• _WHAT YOU NEED TO DO_: Your output is the lines from the first one to the one containing "text=black!85] (title) at", repeated exactly, with images left out.

────────────────────

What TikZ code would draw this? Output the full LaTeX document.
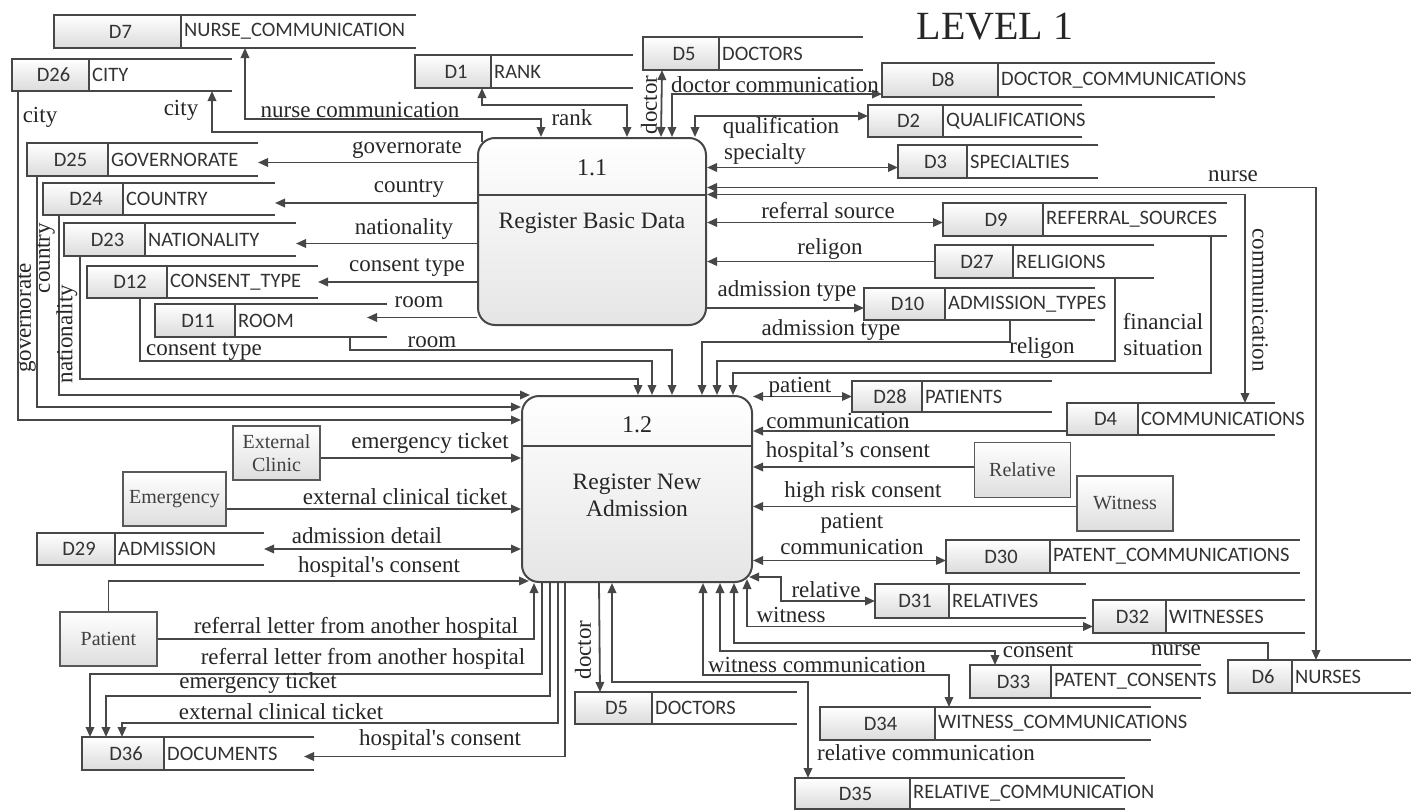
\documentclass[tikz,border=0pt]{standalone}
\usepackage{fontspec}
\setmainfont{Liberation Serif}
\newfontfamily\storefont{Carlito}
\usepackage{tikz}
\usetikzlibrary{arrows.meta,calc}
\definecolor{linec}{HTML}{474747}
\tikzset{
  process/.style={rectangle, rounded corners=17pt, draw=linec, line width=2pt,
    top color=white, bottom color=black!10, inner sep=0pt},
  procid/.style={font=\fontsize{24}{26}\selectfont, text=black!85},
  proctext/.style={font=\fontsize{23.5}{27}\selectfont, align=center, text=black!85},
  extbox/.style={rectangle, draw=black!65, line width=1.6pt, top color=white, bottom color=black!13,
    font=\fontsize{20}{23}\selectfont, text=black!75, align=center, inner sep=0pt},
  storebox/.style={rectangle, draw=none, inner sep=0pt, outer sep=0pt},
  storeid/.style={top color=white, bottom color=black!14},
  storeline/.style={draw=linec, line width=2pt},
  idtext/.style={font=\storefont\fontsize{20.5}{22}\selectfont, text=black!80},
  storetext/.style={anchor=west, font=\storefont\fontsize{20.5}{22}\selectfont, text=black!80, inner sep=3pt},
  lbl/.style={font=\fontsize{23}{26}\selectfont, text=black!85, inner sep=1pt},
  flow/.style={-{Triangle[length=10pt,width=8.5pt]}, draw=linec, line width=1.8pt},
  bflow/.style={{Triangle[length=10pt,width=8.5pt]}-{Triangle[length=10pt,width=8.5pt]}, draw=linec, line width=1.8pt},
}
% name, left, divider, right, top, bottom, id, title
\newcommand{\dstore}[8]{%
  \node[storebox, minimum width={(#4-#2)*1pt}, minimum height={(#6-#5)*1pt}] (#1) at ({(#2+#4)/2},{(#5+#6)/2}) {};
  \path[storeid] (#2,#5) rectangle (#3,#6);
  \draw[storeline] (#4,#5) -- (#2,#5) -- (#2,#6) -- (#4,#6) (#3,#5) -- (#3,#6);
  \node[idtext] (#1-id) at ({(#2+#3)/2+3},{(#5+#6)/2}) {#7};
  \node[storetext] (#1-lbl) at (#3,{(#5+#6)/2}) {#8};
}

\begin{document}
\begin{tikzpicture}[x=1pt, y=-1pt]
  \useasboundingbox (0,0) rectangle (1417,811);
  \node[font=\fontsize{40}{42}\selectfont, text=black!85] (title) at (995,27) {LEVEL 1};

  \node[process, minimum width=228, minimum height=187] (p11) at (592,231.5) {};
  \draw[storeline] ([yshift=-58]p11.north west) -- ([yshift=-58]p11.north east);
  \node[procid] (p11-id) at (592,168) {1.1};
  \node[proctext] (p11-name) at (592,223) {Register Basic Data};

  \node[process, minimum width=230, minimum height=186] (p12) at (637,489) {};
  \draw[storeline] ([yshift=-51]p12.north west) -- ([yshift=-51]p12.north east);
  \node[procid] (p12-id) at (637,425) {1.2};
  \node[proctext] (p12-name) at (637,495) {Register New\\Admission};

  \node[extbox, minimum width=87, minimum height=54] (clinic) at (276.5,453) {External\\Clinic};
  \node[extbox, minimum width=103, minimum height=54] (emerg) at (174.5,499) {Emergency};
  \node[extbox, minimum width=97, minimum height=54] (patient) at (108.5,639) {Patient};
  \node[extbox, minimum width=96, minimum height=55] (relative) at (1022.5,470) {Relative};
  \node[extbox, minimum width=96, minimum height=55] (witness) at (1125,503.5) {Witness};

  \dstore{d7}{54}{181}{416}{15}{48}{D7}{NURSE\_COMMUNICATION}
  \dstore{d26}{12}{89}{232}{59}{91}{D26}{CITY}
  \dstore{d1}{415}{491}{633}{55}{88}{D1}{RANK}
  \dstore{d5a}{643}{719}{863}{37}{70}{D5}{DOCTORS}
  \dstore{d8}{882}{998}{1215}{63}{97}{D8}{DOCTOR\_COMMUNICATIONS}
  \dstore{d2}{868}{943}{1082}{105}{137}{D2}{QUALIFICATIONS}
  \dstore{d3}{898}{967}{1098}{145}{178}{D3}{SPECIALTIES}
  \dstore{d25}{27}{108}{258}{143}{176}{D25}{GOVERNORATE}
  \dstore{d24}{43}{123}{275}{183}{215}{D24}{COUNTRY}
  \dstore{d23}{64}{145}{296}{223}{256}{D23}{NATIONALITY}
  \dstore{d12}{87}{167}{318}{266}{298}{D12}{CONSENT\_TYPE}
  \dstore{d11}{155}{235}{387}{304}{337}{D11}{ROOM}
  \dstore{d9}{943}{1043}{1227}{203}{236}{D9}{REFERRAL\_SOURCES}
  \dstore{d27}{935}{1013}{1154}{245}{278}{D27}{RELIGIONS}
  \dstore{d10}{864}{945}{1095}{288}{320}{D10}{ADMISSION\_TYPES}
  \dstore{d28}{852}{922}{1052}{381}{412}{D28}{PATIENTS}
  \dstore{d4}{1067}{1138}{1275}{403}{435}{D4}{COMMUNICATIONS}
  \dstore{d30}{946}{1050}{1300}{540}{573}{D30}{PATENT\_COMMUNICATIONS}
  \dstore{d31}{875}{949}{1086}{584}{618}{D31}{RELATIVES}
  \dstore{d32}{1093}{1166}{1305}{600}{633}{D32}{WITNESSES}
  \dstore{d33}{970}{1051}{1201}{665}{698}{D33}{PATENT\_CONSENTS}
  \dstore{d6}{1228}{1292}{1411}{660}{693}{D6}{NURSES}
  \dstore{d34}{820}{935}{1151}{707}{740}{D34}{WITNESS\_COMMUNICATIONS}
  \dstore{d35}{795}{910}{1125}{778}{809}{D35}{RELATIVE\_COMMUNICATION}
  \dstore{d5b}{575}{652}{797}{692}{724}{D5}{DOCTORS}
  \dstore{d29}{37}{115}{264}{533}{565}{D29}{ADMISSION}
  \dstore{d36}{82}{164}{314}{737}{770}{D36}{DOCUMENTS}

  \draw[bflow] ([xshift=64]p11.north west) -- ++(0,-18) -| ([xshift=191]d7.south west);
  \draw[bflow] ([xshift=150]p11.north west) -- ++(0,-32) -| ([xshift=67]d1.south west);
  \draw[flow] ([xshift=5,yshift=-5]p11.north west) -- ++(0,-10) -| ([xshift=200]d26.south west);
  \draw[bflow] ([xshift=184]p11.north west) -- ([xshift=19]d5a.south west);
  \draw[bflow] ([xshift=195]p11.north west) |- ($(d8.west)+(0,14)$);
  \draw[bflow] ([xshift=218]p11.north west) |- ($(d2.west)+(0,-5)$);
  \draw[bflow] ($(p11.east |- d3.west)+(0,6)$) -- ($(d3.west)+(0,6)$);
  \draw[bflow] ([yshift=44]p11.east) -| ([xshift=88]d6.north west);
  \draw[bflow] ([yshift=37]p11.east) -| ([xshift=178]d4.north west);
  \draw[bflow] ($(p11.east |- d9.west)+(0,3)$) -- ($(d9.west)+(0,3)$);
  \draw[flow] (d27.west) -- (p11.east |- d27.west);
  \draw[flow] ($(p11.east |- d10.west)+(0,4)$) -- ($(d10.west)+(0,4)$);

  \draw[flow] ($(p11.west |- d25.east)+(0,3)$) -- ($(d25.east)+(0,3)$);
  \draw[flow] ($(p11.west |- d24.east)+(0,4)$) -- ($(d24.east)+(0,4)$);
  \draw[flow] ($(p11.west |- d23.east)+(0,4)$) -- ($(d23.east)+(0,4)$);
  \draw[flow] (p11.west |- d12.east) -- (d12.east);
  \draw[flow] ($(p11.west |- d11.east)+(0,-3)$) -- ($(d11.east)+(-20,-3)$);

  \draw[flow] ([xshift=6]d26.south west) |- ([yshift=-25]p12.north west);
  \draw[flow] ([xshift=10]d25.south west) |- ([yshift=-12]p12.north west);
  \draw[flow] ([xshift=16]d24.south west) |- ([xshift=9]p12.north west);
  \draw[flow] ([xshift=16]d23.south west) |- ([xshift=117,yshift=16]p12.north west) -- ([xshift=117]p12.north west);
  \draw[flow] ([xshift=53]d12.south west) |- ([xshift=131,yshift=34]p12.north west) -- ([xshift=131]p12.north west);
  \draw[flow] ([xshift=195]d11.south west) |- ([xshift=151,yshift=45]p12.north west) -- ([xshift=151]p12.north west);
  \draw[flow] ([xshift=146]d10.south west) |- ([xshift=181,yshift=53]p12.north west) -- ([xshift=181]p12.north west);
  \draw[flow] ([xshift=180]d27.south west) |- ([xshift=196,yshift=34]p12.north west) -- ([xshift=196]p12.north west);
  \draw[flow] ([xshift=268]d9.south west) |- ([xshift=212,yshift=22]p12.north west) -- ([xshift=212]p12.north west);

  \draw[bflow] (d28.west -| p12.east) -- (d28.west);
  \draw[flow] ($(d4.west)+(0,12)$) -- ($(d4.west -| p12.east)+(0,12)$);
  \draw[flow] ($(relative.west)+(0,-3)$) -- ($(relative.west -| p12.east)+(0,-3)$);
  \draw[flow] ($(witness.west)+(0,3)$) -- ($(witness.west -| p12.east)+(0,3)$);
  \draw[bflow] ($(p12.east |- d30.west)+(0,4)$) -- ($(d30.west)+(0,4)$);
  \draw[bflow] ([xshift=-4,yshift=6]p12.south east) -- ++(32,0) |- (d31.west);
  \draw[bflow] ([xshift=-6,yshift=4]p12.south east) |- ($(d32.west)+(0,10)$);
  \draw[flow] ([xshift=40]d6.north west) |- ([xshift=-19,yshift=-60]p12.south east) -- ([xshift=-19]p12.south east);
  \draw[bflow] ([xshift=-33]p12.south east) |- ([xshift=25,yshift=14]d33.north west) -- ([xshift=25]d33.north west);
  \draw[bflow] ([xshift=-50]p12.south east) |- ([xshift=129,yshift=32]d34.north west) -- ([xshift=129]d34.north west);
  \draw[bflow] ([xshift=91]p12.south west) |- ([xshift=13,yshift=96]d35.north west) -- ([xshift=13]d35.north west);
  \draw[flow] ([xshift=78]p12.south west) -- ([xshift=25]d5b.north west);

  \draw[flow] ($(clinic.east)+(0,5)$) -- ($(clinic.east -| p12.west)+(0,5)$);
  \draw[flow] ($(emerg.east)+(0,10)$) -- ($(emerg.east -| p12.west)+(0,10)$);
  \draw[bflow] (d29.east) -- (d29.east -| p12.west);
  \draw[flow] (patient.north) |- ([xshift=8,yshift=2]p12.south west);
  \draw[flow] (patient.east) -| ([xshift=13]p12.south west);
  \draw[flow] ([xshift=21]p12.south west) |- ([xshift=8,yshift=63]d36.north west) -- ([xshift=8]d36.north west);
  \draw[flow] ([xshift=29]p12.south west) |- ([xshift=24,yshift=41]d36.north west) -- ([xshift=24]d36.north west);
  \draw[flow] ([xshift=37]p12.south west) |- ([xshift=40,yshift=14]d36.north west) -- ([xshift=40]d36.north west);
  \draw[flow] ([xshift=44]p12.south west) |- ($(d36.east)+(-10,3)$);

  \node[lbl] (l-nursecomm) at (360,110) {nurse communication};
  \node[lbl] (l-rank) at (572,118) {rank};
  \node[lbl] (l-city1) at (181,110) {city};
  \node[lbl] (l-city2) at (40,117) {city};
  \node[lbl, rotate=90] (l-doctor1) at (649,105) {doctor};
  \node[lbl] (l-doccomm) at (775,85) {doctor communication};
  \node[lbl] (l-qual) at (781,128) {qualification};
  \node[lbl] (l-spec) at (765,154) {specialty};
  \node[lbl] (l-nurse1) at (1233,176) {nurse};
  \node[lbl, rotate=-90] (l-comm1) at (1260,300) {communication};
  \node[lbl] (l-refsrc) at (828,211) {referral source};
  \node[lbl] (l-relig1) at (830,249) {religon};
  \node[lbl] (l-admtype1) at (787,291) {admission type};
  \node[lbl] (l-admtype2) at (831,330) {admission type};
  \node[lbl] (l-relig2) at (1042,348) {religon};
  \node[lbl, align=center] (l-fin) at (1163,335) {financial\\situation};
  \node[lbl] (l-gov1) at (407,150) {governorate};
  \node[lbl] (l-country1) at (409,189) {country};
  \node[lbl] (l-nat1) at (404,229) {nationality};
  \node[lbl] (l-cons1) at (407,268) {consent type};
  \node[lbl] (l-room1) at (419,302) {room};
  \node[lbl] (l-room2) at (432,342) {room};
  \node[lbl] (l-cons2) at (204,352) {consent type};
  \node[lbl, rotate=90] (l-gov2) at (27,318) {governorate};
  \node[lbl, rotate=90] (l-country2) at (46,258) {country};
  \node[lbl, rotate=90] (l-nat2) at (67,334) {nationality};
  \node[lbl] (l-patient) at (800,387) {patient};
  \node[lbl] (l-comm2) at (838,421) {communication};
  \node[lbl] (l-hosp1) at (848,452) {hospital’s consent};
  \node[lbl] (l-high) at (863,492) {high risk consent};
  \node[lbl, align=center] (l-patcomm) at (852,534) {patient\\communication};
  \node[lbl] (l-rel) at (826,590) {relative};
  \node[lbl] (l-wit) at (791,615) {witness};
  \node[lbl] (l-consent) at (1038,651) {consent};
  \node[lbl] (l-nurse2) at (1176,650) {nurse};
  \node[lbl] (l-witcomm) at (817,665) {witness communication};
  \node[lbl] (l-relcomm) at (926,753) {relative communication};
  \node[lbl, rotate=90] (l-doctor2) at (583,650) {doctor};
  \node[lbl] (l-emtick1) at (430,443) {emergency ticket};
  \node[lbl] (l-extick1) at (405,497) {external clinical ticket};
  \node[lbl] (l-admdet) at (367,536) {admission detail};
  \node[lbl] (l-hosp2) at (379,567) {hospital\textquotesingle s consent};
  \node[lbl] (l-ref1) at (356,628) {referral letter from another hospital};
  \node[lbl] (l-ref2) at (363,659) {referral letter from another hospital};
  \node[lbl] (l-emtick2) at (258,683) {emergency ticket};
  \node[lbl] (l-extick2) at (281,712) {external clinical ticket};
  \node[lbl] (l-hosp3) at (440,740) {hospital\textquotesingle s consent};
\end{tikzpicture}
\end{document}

────────────────────

• _PROBLEM SOLUTION_:
What TikZ code would draw this? Output the full LaTeX document.
\documentclass[tikz,border=0pt]{standalone}
\usepackage{fontspec}
\setmainfont{Liberation Serif}
\newfontfamily\storefont{Carlito}
\usepackage{tikz}
\usetikzlibrary{arrows.meta,calc}
\definecolor{linec}{HTML}{474747}
\tikzset{
  process/.style={rectangle, rounded corners=17pt, draw=linec, line width=2pt,
    top color=white, bottom color=black!10, inner sep=0pt},
  procid/.style={font=\fontsize{24}{26}\selectfont, text=black!85},
  proctext/.style={font=\fontsize{23.5}{27}\selectfont, align=center, text=black!85},
  extbox/.style={rectangle, draw=black!65, line width=1.6pt, top color=white, bottom color=black!13,
    font=\fontsize{20}{23}\selectfont, text=black!75, align=center, inner sep=0pt},
  storebox/.style={rectangle, draw=none, inner sep=0pt, outer sep=0pt},
  storeid/.style={top color=white, bottom color=black!14},
  storeline/.style={draw=linec, line width=2pt},
  idtext/.style={font=\storefont\fontsize{20.5}{22}\selectfont, text=black!80},
  storetext/.style={anchor=west, font=\storefont\fontsize{20.5}{22}\selectfont, text=black!80, inner sep=3pt},
  lbl/.style={font=\fontsize{23}{26}\selectfont, text=black!85, inner sep=1pt},
  flow/.style={-{Triangle[length=10pt,width=8.5pt]}, draw=linec, line width=1.8pt},
  bflow/.style={{Triangle[length=10pt,width=8.5pt]}-{Triangle[length=10pt,width=8.5pt]}, draw=linec, line width=1.8pt},
}
% name, left, divider, right, top, bottom, id, title
\newcommand{\dstore}[8]{%
  \node[storebox, minimum width={(#4-#2)*1pt}, minimum height={(#6-#5)*1pt}] (#1) at ({(#2+#4)/2},{(#5+#6)/2}) {};
  \path[storeid] (#2,#5) rectangle (#3,#6);
  \draw[storeline] (#4,#5) -- (#2,#5) -- (#2,#6) -- (#4,#6) (#3,#5) -- (#3,#6);
  \node[idtext] (#1-id) at ({(#2+#3)/2+3},{(#5+#6)/2}) {#7};
  \node[storetext] (#1-lbl) at (#3,{(#5+#6)/2}) {#8};
}

\begin{document}
\begin{tikzpicture}[x=1pt, y=-1pt]
  \useasboundingbox (0,0) rectangle (1417,811);
  \node[font=\fontsize{40}{42}\selectfont, text=black!85] (title) at (995,27) {LEVEL 1};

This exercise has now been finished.